## EXERCISE DIRECTIONS
Set the listing down unchanged, minus every embedded image.

——————————

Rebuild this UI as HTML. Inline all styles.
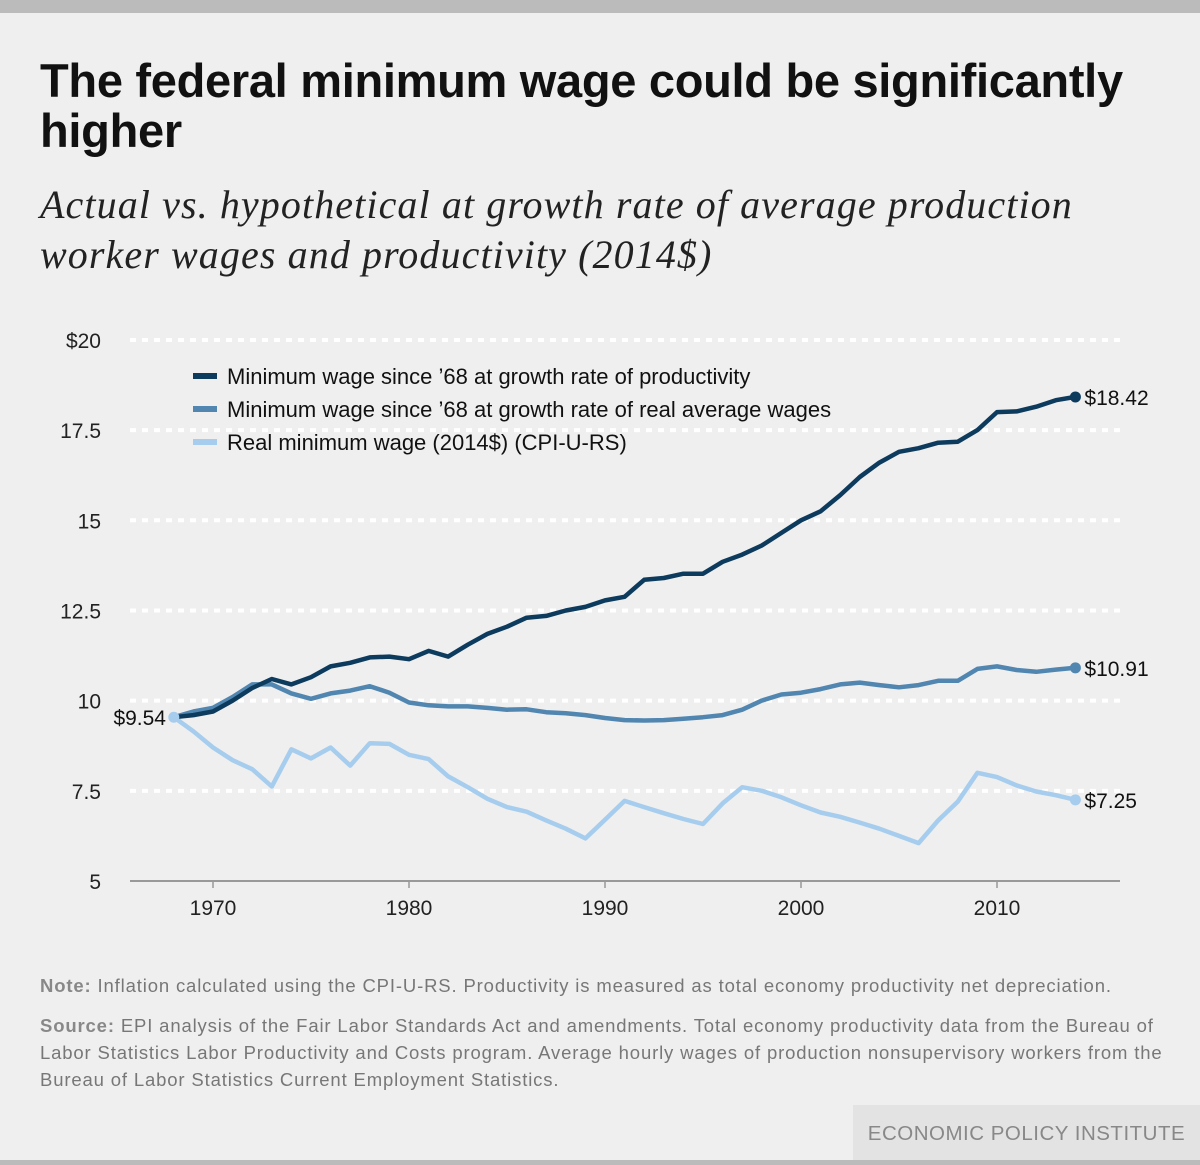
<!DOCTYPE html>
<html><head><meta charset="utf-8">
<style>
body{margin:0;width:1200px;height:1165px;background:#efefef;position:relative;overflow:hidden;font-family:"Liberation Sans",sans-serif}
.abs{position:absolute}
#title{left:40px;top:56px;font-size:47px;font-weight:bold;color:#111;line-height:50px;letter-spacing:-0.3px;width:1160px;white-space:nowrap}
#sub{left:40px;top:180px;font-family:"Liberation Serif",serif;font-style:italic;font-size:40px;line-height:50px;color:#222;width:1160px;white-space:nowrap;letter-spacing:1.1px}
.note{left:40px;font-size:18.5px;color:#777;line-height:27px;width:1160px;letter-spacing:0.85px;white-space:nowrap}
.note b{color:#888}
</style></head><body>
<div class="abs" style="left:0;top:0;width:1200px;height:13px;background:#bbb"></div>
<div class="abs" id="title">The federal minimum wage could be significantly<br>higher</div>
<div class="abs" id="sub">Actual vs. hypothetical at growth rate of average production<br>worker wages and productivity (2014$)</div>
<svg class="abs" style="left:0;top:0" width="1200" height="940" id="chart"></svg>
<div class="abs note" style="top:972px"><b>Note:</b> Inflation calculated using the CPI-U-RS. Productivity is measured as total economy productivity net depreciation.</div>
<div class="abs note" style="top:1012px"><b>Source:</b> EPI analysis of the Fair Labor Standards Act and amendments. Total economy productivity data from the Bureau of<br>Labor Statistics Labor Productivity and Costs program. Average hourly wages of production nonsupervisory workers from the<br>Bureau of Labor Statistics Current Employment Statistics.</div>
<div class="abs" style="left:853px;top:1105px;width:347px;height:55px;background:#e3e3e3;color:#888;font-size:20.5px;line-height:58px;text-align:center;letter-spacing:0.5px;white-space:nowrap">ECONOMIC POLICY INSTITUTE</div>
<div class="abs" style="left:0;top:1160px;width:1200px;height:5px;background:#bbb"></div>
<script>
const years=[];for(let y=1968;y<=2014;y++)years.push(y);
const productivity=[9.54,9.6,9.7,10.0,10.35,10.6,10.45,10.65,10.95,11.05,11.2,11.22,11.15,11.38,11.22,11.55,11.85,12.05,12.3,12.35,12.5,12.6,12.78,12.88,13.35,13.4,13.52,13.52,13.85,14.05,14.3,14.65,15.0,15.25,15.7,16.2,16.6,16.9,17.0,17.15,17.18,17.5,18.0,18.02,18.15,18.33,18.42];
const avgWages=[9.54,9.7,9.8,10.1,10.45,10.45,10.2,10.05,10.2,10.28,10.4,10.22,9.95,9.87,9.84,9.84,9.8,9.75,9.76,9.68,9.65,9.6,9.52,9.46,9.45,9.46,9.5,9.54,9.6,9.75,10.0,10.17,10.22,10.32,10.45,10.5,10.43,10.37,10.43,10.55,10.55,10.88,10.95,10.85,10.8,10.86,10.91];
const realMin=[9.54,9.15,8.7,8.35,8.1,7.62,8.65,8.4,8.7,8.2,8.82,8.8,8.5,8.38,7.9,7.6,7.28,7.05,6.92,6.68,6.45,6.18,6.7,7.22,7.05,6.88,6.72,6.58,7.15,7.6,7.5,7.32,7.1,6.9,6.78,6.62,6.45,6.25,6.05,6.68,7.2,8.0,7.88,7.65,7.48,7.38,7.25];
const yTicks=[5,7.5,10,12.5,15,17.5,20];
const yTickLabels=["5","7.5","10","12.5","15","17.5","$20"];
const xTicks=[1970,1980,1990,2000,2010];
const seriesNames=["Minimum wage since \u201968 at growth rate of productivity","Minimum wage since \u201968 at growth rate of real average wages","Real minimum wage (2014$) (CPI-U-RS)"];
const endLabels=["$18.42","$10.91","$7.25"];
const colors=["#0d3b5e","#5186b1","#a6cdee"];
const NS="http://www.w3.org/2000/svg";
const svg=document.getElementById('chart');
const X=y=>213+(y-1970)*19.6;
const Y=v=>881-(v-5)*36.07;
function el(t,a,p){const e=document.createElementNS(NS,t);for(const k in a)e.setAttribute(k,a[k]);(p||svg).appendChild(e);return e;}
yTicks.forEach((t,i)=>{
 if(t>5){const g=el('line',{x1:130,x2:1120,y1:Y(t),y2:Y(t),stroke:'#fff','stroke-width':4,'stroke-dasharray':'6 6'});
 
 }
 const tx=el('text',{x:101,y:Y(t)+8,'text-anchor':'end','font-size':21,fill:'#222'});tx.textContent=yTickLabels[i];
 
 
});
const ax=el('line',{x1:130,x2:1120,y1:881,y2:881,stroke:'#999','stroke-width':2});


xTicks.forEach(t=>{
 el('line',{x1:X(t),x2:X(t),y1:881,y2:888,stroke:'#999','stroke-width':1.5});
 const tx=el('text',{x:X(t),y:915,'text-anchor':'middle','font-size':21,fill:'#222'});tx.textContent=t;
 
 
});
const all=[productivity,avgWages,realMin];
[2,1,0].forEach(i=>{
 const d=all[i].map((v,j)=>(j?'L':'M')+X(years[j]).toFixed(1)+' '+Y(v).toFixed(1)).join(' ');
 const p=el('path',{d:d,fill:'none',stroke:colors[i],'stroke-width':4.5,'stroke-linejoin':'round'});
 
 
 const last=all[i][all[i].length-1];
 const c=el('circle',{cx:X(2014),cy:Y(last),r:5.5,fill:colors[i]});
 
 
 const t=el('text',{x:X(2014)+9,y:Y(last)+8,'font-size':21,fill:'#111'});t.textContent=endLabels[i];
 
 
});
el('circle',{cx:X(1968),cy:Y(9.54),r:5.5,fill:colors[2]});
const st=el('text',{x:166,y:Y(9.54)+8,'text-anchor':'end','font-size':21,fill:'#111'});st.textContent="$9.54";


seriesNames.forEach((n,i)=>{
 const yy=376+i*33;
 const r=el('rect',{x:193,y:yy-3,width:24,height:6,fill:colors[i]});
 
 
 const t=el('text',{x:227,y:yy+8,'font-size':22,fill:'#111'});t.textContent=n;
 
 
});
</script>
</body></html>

——————————

## WORKED ANSWER
Rebuild this UI as HTML. Inline all styles.
<!DOCTYPE html>
<html><head><meta charset="utf-8">
<style>
body{margin:0;width:1200px;height:1165px;background:#efefef;position:relative;overflow:hidden;font-family:"Liberation Sans",sans-serif}
.abs{position:absolute}
#title{left:40px;top:56px;font-size:47px;font-weight:bold;color:#111;line-height:50px;letter-spacing:-0.3px;width:1160px;white-space:nowrap}
#sub{left:40px;top:180px;font-family:"Liberation Serif",serif;font-style:italic;font-size:40px;line-height:50px;color:#222;width:1160px;white-space:nowrap;letter-spacing:1.1px}
.note{left:40px;font-size:18.5px;color:#777;line-height:27px;width:1160px;letter-spacing:0.85px;white-space:nowrap}
.note b{color:#888}
</style></head><body>
<div class="abs" style="left:0;top:0;width:1200px;height:13px;background:#bbb"></div>
<div class="abs" id="title">The federal minimum wage could be significantly<br>higher</div>
<div class="abs" id="sub">Actual vs. hypothetical at growth rate of average production<br>worker wages and productivity (2014$)</div>
<svg class="abs" style="left:0;top:0" width="1200" height="940" id="chart"></svg>
<div class="abs note" style="top:972px"><b>Note:</b> Inflation calculated using the CPI-U-RS. Productivity is measured as total economy productivity net depreciation.</div>
<div class="abs note" style="top:1012px"><b>Source:</b> EPI analysis of the Fair Labor Standards Act and amendments. Total economy productivity data from the Bureau of<br>Labor Statistics Labor Productivity and Costs program. Average hourly wages of production nonsupervisory workers from the<br>Bureau of Labor Statistics Current Employment Statistics.</div>
<div class="abs" style="left:853px;top:1105px;width:347px;height:55px;background:#e3e3e3;color:#888;font-size:20.5px;line-height:58px;text-align:center;letter-spacing:0.5px;white-space:nowrap">ECONOMIC POLICY INSTITUTE</div>
<div class="abs" style="left:0;top:1160px;width:1200px;height:5px;background:#bbb"></div>
<script>
const years=[];for(let y=1968;y<=2014;y++)years.push(y);
const productivity=[9.54,9.6,9.7,10.0,10.35,10.6,10.45,10.65,10.95,11.05,11.2,11.22,11.15,11.38,11.22,11.55,11.85,12.05,12.3,12.35,12.5,12.6,12.78,12.88,13.35,13.4,13.52,13.52,13.85,14.05,14.3,14.65,15.0,15.25,15.7,16.2,16.6,16.9,17.0,17.15,17.18,17.5,18.0,18.02,18.15,18.33,18.42];
const avgWages=[9.54,9.7,9.8,10.1,10.45,10.45,10.2,10.05,10.2,10.28,10.4,10.22,9.95,9.87,9.84,9.84,9.8,9.75,9.76,9.68,9.65,9.6,9.52,9.46,9.45,9.46,9.5,9.54,9.6,9.75,10.0,10.17,10.22,10.32,10.45,10.5,10.43,10.37,10.43,10.55,10.55,10.88,10.95,10.85,10.8,10.86,10.91];
const realMin=[9.54,9.15,8.7,8.35,8.1,7.62,8.65,8.4,8.7,8.2,8.82,8.8,8.5,8.38,7.9,7.6,7.28,7.05,6.92,6.68,6.45,6.18,6.7,7.22,7.05,6.88,6.72,6.58,7.15,7.6,7.5,7.32,7.1,6.9,6.78,6.62,6.45,6.25,6.05,6.68,7.2,8.0,7.88,7.65,7.48,7.38,7.25];
const yTicks=[5,7.5,10,12.5,15,17.5,20];
const yTickLabels=["5","7.5","10","12.5","15","17.5","$20"];
const xTicks=[1970,1980,1990,2000,2010];
const seriesNames=["Minimum wage since \u201968 at growth rate of productivity","Minimum wage since \u201968 at growth rate of real average wages","Real minimum wage (2014$) (CPI-U-RS)"];
const endLabels=["$18.42","$10.91","$7.25"];
const colors=["#0d3b5e","#5186b1","#a6cdee"];
const NS="http://www.w3.org/2000/svg";
const svg=document.getElementById('chart');
const X=y=>213+(y-1970)*19.6;
const Y=v=>881-(v-5)*36.07;
function el(t,a,p){const e=document.createElementNS(NS,t);for(const k in a)e.setAttribute(k,a[k]);(p||svg).appendChild(e);return e;}
yTicks.forEach((t,i)=>{
 if(t>5){const g=el('line',{x1:130,x2:1120,y1:Y(t),y2:Y(t),stroke:'#fff','stroke-width':4,'stroke-dasharray':'6 6'});
 
 }
 const tx=el('text',{x:101,y:Y(t)+8,'text-anchor':'end','font-size':21,fill:'#222'});tx.textContent=yTickLabels[i];
 
 
});
const ax=el('line',{x1:130,x2:1120,y1:881,y2:881,stroke:'#999','stroke-width':2});


xTicks.forEach(t=>{
 el('line',{x1:X(t),x2:X(t),y1:881,y2:888,stroke:'#999','stroke-width':1.5});
 const tx=el('text',{x:X(t),y:915,'text-anchor':'middle','font-size':21,fill:'#222'});tx.textContent=t;
 
 
});
const all=[productivity,avgWages,realMin];
[2,1,0].forEach(i=>{
 const d=all[i].map((v,j)=>(j?'L':'M')+X(years[j]).toFixed(1)+' '+Y(v).toFixed(1)).join(' ');
 const p=el('path',{d:d,fill:'none',stroke:colors[i],'stroke-width':4.5,'stroke-linejoin':'round'});
 
 
 const last=all[i][all[i].length-1];
 const c=el('circle',{cx:X(2014),cy:Y(last),r:5.5,fill:colors[i]});
 
 
 const t=el('text',{x:X(2014)+9,y:Y(last)+8,'font-size':21,fill:'#111'});t.textContent=endLabels[i];
 
 
});
el('circle',{cx:X(1968),cy:Y(9.54),r:5.5,fill:colors[2]});
const st=el('text',{x:166,y:Y(9.54)+8,'text-anchor':'end','font-size':21,fill:'#111'});st.textContent="$9.54";


seriesNames.forEach((n,i)=>{
 const yy=376+i*33;
 const r=el('rect',{x:193,y:yy-3,width:24,height:6,fill:colors[i]});
 
 
 const t=el('text',{x:227,y:yy+8,'font-size':22,fill:'#111'});t.textContent=n;
 
 
});
</script>
</body></html>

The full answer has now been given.